Leo Lobisser wuchs in Tiffen auf, wo sein Vater bis zu seinem Tod 1886 Volksschullehrer war. 1890 bis 1898 war Lobisser im Internat des bischöflichen Knabenseminars Marianum in Klagenfurt, wo er 1898 maturierte. 1899 trat er als Novize im Benediktinerstift St. Paul im Lavanttal ein, wo er den Klosternamen Switbert annahm. Er studierte in Salzburg und RomTheologie und wurde 1903 zum Priester geweiht. Es folgte von 1904 bis 1908 ein Studium an der Kunstakademie in Wien. Ab 1908 unterrichtete er am Stiftsgymnasium in St. Paul als Kunsterzieher. Die Exkursionen, die er mit seinen Schülern unternahm, wurden von Paul Hörbiger in seiner Autobiographie beschrieben. Auch Gustav Manker gehörte in St. Paul zu seinen Schülern.[3] Ab 1914 war Lobisser auch Forstmeister des Stiftes.
Als Künstler trat Lobisser ab in den 1920er Jahren hervor. Zunächst schuf er Wandgemälde in der Konviktskapelle des Gymnasiums und im Winterrefektorium des Stiftes. Dem Holzschnitt wandte er sich ab dem Jahr 1923 zu. In den 1920er Jahren begann er auch eine Beziehung mit seiner „Ev“, Eva Luise Bleymaier. Er verließ 1932 das Stift, trat aus dem Orden aus und ließ sich mit Ev in Klagenfurt nieder. Im August 1932 kam die Tochter Notburga zur Welt, worauf Lobisser in den Laienstand versetzt wurde. Im Jänner 1933 starb Ev und Lobisser zog im Herbst in ein neues Haus am heutigen Lobisserweg. Er widmete sich nur mehr seiner künstlerischen Arbeit und heiratete Relli Lobisser.

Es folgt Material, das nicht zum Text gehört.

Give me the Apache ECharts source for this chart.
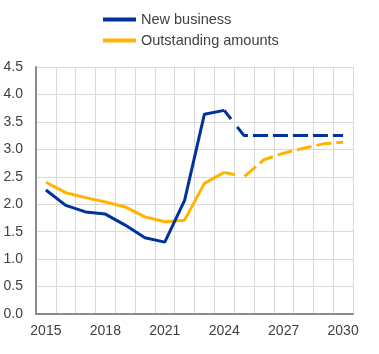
<!DOCTYPE html>
<html>
  <head>
    <meta charset="utf-8" />
    <title>New business vs outstanding amounts</title>
    <script src="https://cdn.jsdelivr.net/npm/echarts@6/dist/echarts.min.js"></script>
    <style type="text/css">
      body { margin: 0; background: #fff; }
      #chart { width: 379px; height: 354px; }
    </style>
  </head>
  <body>
    <div id="chart"></div>
    <script type="text/javascript">
      // years on the x axis
      var years = ['2015','2016','2017','2018','2019','2020','2021','2022',
                   '2023','2024','2025','2026','2027','2028','2029','2030'];
      // actual values (2015-2024)
      var newBusiness = [2.26, 1.98, 1.86, 1.82, 1.62, 1.39, 1.31, 2.07, 3.64, 3.71];
      var outstanding = [2.40, 2.21, 2.12, 2.04, 1.95, 1.77, 1.68, 1.71, 2.38, 2.58];
      // projections (2024-2030)
      var newBusinessProj = [3.71, 3.25, 3.25, 3.25, 3.25, 3.25, 3.25];
      var outstandingProj = [2.58, 2.50, 2.81, 2.93, 3.02, 3.10, 3.13];

      var blue = '#003299';
      var yellow = '#ffb400';
      var font = 'Liberation Sans, Arial, sans-serif';

      // solid part first, then padded with nulls
      function actual(arr) {
        var out = arr.slice();
        while (out.length < years.length) out.push(null);
        return out;
      }
      // projection starts at 2024
      function projection(arr) {
        var out = [];
        while (out.length + arr.length < years.length) out.push(null);
        return out.concat(arr);
      }
      // first dash continues the solid line a bit, then regular dashes
      var dash = [11, 10];
      for (var i = 0; i < 30; i++) dash.push(15, 5);

      var chart = echarts.init(document.getElementById('chart'));
      var option = {
        animation: false,
        textStyle: { fontFamily: font },
        legend: {
          left: 103,
          top: 12,
          padding: 0,
          orient: 'vertical',
          itemGap: 6,
          itemWidth: 33,
          itemHeight: 4,
          icon: 'rect',
          data: ['New business', 'Outstanding amounts'],
          textStyle: { fontSize: 14.5, color: '#404040', fontFamily: font }
        },
        grid: { left: 36, right: 26, top: 67, bottom: 40, containLabel: false },
        xAxis: {
          type: 'category',
          data: years,
          boundaryGap: true,
          axisLine: { lineStyle: { color: '#8c8c8c', width: 2 } },
          axisTick: { show: false },
          axisLabel: { interval: 2, fontSize: 14, color: '#404040', margin: 10 },
          splitLine: { show: true, interval: 0, lineStyle: { color: '#d9d9d9', width: 1 } }
        },
        yAxis: {
          type: 'value',
          min: 0,
          max: 4.5,
          interval: 0.5,
          axisLine: { show: true, lineStyle: { color: '#8c8c8c', width: 2 } },
          axisTick: { show: false },
          axisLabel: {
            fontSize: 14, color: '#404040', margin: 13,
            formatter: function (v) { return v.toFixed(1); }
          },
          splitLine: { lineStyle: { color: '#d9d9d9', width: 1 } }
        },
        series: [
          {
            name: 'Outstanding amounts', type: 'line', data: actual(outstanding),
            showSymbol: false, symbol: 'none', color: yellow,
            lineStyle: { color: yellow, width: 3 }
          },
          {
            name: 'Outstanding amounts proj', type: 'line', data: projection(outstandingProj),
            showSymbol: false, symbol: 'none', color: yellow,
            lineStyle: { color: yellow, width: 3, type: dash }
          },
          {
            name: 'New business', type: 'line', data: actual(newBusiness),
            showSymbol: false, symbol: 'none', color: blue,
            lineStyle: { color: blue, width: 3 }
          },
          {
            name: 'New business proj', type: 'line', data: projection(newBusinessProj),
            showSymbol: false, symbol: 'none', color: blue,
            lineStyle: { color: blue, width: 3, type: dash }
          }
        ]
      };
      chart.setOption(option);
    </script>
  </body>
</html>
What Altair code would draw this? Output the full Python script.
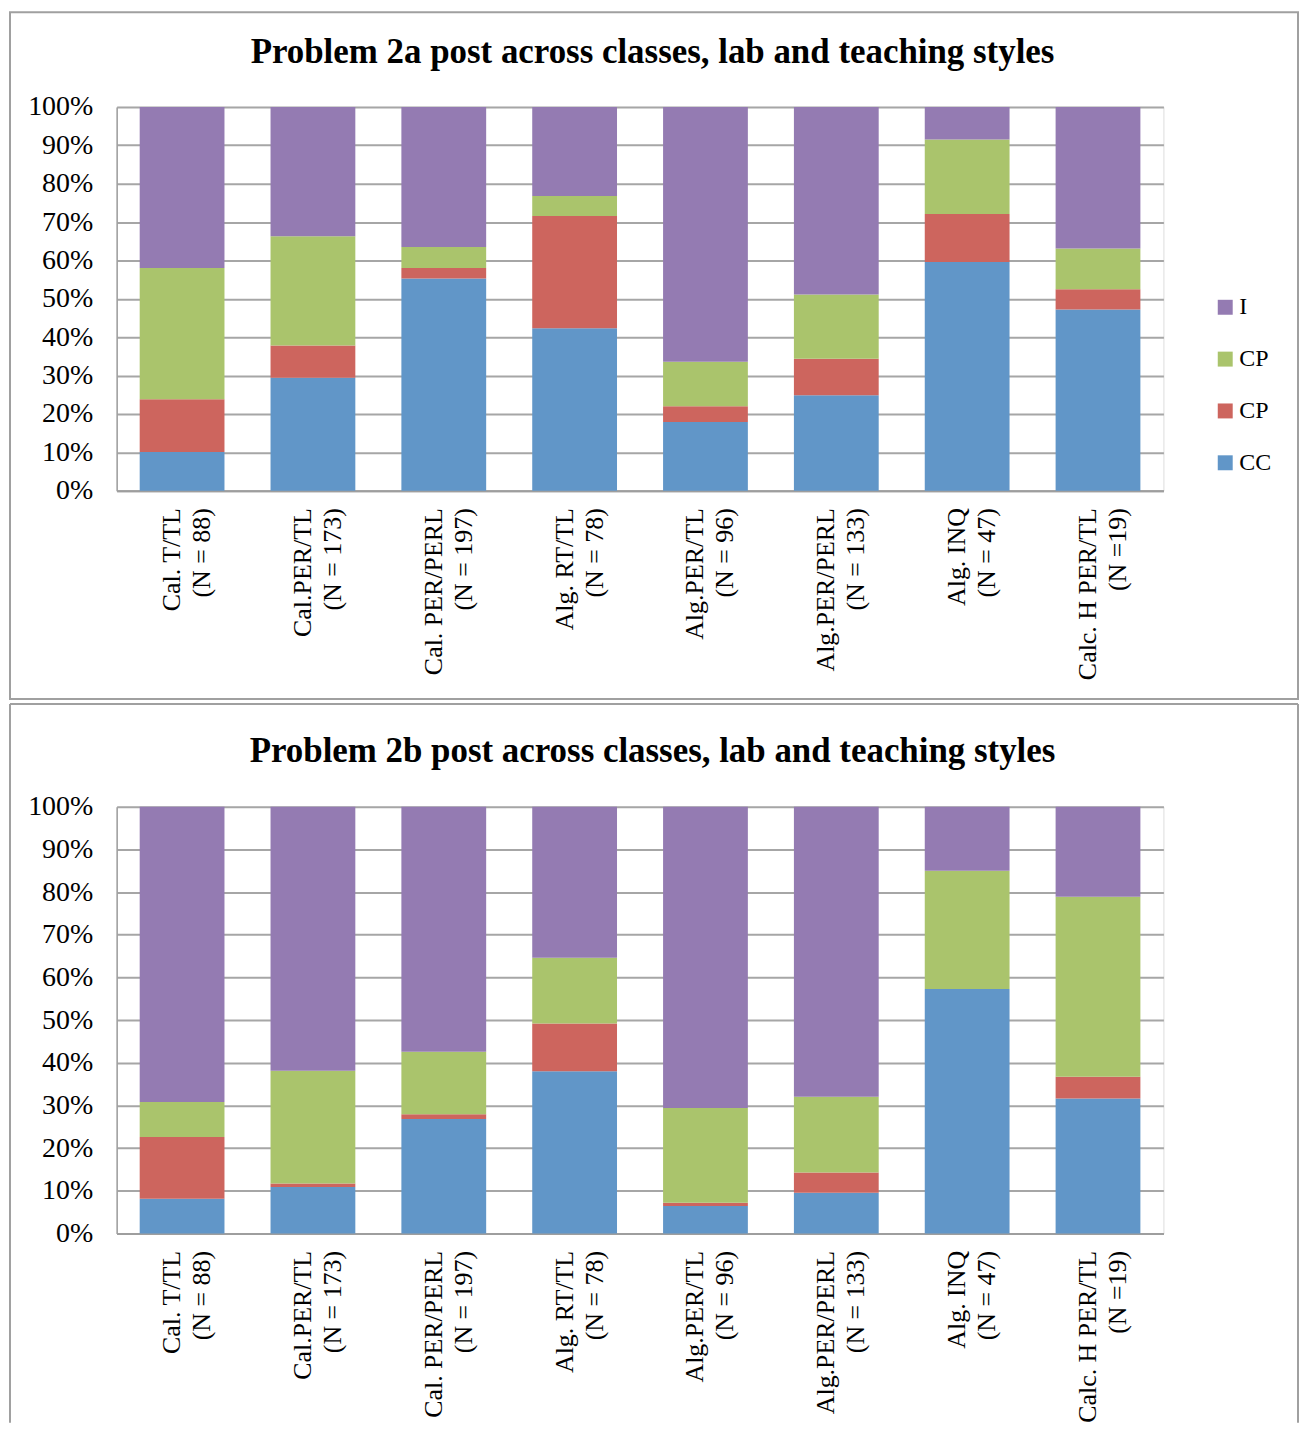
import altair as alt
import pandas as pd

# ---- data ----
categories = [
    "Cal. T/TL|(N = 88)",
    "Cal.PER/TL|(N = 173)",
    "Cal. PER/PERL|(N = 197)",
    "Alg. RT/TL|(N = 78)",
    "Alg.PER/TL|(N = 96)",
    "Alg.PER/PERL|(N = 133)",
    "Alg. INQ|(N = 47)",
    "Calc. H PER/TL|(N =19)",
]

# Problem 2a (segment sizes, %)
a_cc = [10.1, 29.4, 55.3, 42.3, 17.9, 24.9, 59.6, 47.2]
a_cp_red = [13.7, 8.4, 2.7, 29.3, 4.1, 9.5, 12.5, 5.3]
a_cp_green = [34.2, 28.5, 5.5, 5.2, 11.6, 16.7, 19.4, 10.6]
a_i = [42.0, 33.7, 36.5, 23.2, 66.4, 48.9, 8.5, 36.9]

# Problem 2b (segment sizes, %)
b_cc = [8.1, 10.9, 26.8, 38.0, 6.4, 9.5, 57.3, 31.6]
b_cp_red = [14.5, 0.8, 1.1, 11.2, 0.8, 4.8, 0.0, 5.1]
b_cp_green = [8.2, 26.4, 14.7, 15.4, 22.2, 17.7, 27.7, 42.2]
b_i = [69.2, 61.9, 57.4, 35.4, 70.6, 68.0, 15.0, 21.1]

series_keys = ["CC", "CP_red", "CP_green", "I"]
legend_order = ["I", "CP_green", "CP_red", "CC"]
legend_colors = ["#947BB2", "#AAC46C", "#CD655E", "#6196C8"]

title_a = "Problem 2a post across classes, lab and teaching styles"
title_b = "Problem 2b post across classes, lab and teaching styles"

FONT = "Liberation Serif"
GRID = "#A6A6A6"
FRAME = "#A0A0A0"
W = 1050


def build_df(cc, red, green, inc):
    rows = []
    for i, c in enumerate(categories):
        for k, vals in enumerate([cc, red, green, inc]):
            rows.append({"cat": c, "series": series_keys[k], "k": k, "v": vals[i]})
    return pd.DataFrame(rows)


def panel(title, cc, red, green, inc, H, frame_top, frame_bottom, closed, title_y, legend_y):
    df = build_df(cc, red, green, inc)
    bars = alt.Chart(df).mark_bar().encode(
        x=alt.X(
            "cat:N",
            sort=categories,
            scale=alt.Scale(paddingInner=0.352, paddingOuter=0.176),
            axis=alt.Axis(
                title=None,
                labelExpr="split(datum.label, '|')",
                labelAngle=270,
                labelAlign="right",
                labelBaseline="middle",
                labelFont=FONT,
                labelFontSize=26,
                labelLineHeight=30,
                labelPadding=17,
                labelOffset=-10,
                labelLimit=400,
                labelColor="black",
                ticks=False,
                grid=False,
                domainColor="#9E9E9E",
                domainWidth=2,
            ),
        ),
        y=alt.Y(
            "v:Q",
            stack="zero",
            scale=alt.Scale(domain=[0, 100], nice=False),
            axis=alt.Axis(
                title=None,
                values=list(range(0, 101, 10)),
                labelExpr="datum.value + '%'",
                labelFont=FONT,
                labelFontSize=28,
                labelColor="black",
                labelPadding=24,
                ticks=False,
                grid=True,
                gridColor=GRID,
                gridWidth=2,
                domainColor="#9E9E9E",
                domainWidth=1.5,
            ),
        ),
        color=alt.Color(
            "series:N",
            scale=alt.Scale(domain=legend_order, range=legend_colors),
            legend=alt.Legend(
                title=None,
                orient="none",
                legendX=1100,
                legendY=legend_y,
                symbolType="square",
                symbolSize=225,
                symbolStrokeWidth=0,
                symbolOpacity=1,
                labelFont=FONT,
                labelFontSize=24,
                labelColor="black",
                labelOffset=2,
                rowPadding=28,
                padding=0,
                labelExpr="(datum.label == 'CP_red' || datum.label == 'CP_green') ? 'CP' : datum.label",
            ),
        ),
        order=alt.Order("k:Q", sort="ascending"),
    )

    one = alt.Data(values=[{"d": 0}])
    frame_layers = []
    if closed:
        frame_layers.append(
            alt.Chart(one).mark_rect(filled=False, stroke=FRAME, strokeWidth=2).encode(
                x=alt.value(-107), x2=alt.value(1185),
                y=alt.value(frame_top), y2=alt.value(frame_bottom),
            )
        )
    else:
        frame_layers.append(
            alt.Chart(one).mark_rule(stroke=FRAME, strokeWidth=2).encode(
                x=alt.value(-107), y=alt.value(frame_top), y2=alt.value(frame_bottom)
            )
        )
        frame_layers.append(
            alt.Chart(one).mark_rule(stroke=FRAME, strokeWidth=2).encode(
                x=alt.value(1185), y=alt.value(frame_top), y2=alt.value(frame_bottom)
            )
        )
        frame_layers.append(
            alt.Chart(one).mark_rule(stroke=FRAME, strokeWidth=2).encode(
                x=alt.value(-107), x2=alt.value(1185), y=alt.value(frame_top)
            )
        )

    title_mark = alt.Chart(one).mark_text(
        text=title,
        font=FONT,
        fontSize=35,
        fontWeight="bold",
        align="center",
        baseline="alphabetic",
        color="black",
    ).encode(x=alt.value(537.5), y=alt.value(title_y))

    return alt.layer(*frame_layers, title_mark, bars).properties(width=W, height=H)


top = panel(title_a, a_cc, a_cp_red, a_cp_green, a_i, 385, -95, 594, True, -44, 189)
bottom = panel(title_b, b_cc, b_cp_red, b_cp_green, b_i, 428, -103, 618, False, -45, 210)

chart = (
    alt.vconcat(top, bottom, spacing=1)
    .properties(padding=0)
    .configure_view(stroke=None)
    .configure(font=FONT)
)

chart.save("out.html", embed_options={"renderer": "svg", "actions": False})
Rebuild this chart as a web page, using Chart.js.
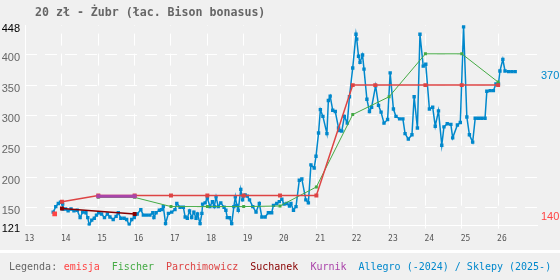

Er starb am 1. Oktober 1943.[4]
Nationalsozialismus
Ab 1933 näherte Lobisser sich sukzessive der NS-Ideologie an, sein Werk passte in das Konzept der nationalsozialistischen Machthaber, die in Lobissers Werken „für ein neues völkisches Bewußtsein relevante Themen, wie Mythos der Scholle, Saft und Kraft des gesunden Bauernstandes, Verherrlichung der Mütter“ erkannten.[5] Lobisser veröffentlichte 1940 seine AutobiographieDas Lobisser-Buch.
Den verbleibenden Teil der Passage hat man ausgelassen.